Attendance rates in the first and second weeks at Friendswood ISD were 95 and 94, respectively, this year, according to district data.
That’s lower than the same periods in the fall 2020 semester when rates were between 97 and 98 percent, according to data.
Many districts are monitoring potential learning losses associated with both the pandemic and attendance changes.
“Student absenteeism and lost instructional opportunities profoundly impact student learning,” said Patti Hanssard, Santa Fe Independent School District spokeswoman.
Administration has been monitoring student progress to determine effects of learning losses, she said.
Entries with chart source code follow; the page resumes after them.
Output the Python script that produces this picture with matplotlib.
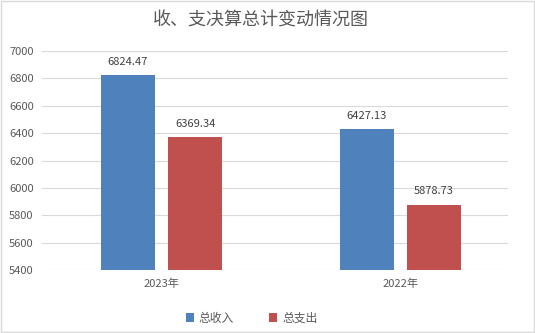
import matplotlib.pyplot as plt
import numpy as np

plt.rcParams['font.family'] = ['Noto Sans CJK SC', 'DejaVu Sans']

years = ['2023年', '2022年']
income = [6824.47, 6427.13]
expense = [6369.34, 5878.73]
series_names = ['总收入', '总支出']
colors = ['#4f81bd', '#c0504d']
text_gray = '#595959'

fig = plt.figure(figsize=(5.35, 3.33), dpi=100)
fig.patch.set_facecolor('white')
fig.patches.append(plt.Rectangle((0.002, 0.003), 0.996, 0.994, transform=fig.transFigure,
                                 fill=False, edgecolor='#d9d9d9', linewidth=1))
ax = fig.add_axes([0.0785, 0.189, 0.871, 0.658])

x = np.arange(len(years))
w = 0.226
b1 = ax.bar(x - 0.141, income, w, color=colors[0], label=series_names[0], zorder=3)
b2 = ax.bar(x + 0.141, expense, w, color=colors[1], label=series_names[1], zorder=3)

for bars in (b1, b2):
    for rect in bars:
        h = rect.get_height()
        ax.text(rect.get_x() + rect.get_width() / 2, h + 60, f'{h:.2f}',
                ha='center', va='bottom', fontsize=8, color='#404040')

ax.set_ylim(5400, 7000)
ax.set_yticks(range(5400, 7001, 200))
ax.set_xlim(-0.5, 1.45)
ax.set_xticks(x)
ax.set_xticklabels(years)
ax.grid(axis='y', color='#d9d9d9', linewidth=0.8, zorder=0)
for s in ax.spines.values():
    s.set_visible(False)
ax.tick_params(axis='both', length=0, labelsize=8, colors=text_gray)
ax.tick_params(axis='y', pad=6)
ax.tick_params(axis='x', pad=6)

fig.suptitle('收、支决算总计变动情况图', x=0.487, y=0.965, fontsize=13, color=text_gray)
fig.legend(loc='center', bbox_to_anchor=(0.47, 0.045), ncol=2, frameon=False,
           fontsize=8.5, handlelength=0.7, handleheight=0.7, columnspacing=3,
           handletextpad=0.4, labelcolor=text_gray)

fig.savefig('out.png', dpi=100)
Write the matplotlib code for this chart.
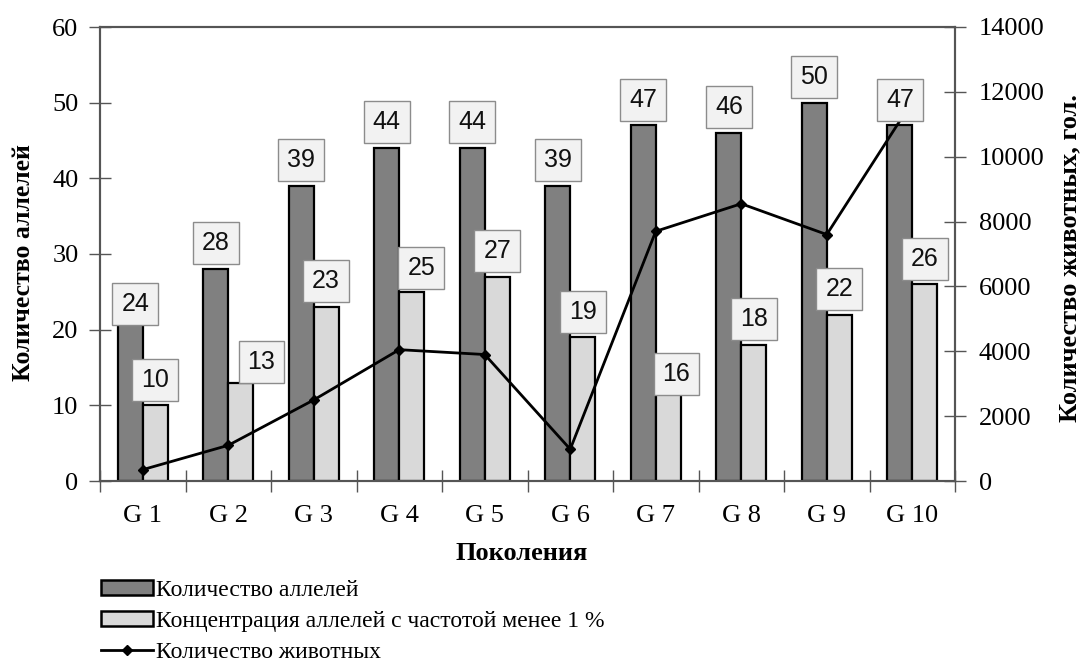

“As a district, we will continue to utilize resources necessary to increase those rates to the extent that we are able to navigate through yet another year of the COVID pandemic,” Hanssard said.
If a student is going to be absent for an extended period of time, the teacher works with the child to ensure no instruction is lost, she said.
In Santa Fe, attendance rates were at 93.6 percent the week of Nov. 29, compared to 96.7 percent in the week of Nov. 30 in 2020, according to district data.
LETTING GO OF PERFECTION
Some schools have entirely abandoned awards tied to perfect attendance, long held as a triumphant accomplishment for students who never miss a day in a particular year or from kindergarten through 12th grade.
In the past, Friendswood schools gave awards for perfect attendance and final exam grades had ties to attendance, Guzzetta said.
“All of those are gone,” Guzzetta said. “We stripped those away last year. I don’t know if we’re ever bringing them back.”
The school wants parents and students to feel they can take a day off for health reasons and not be penalized for it, she said.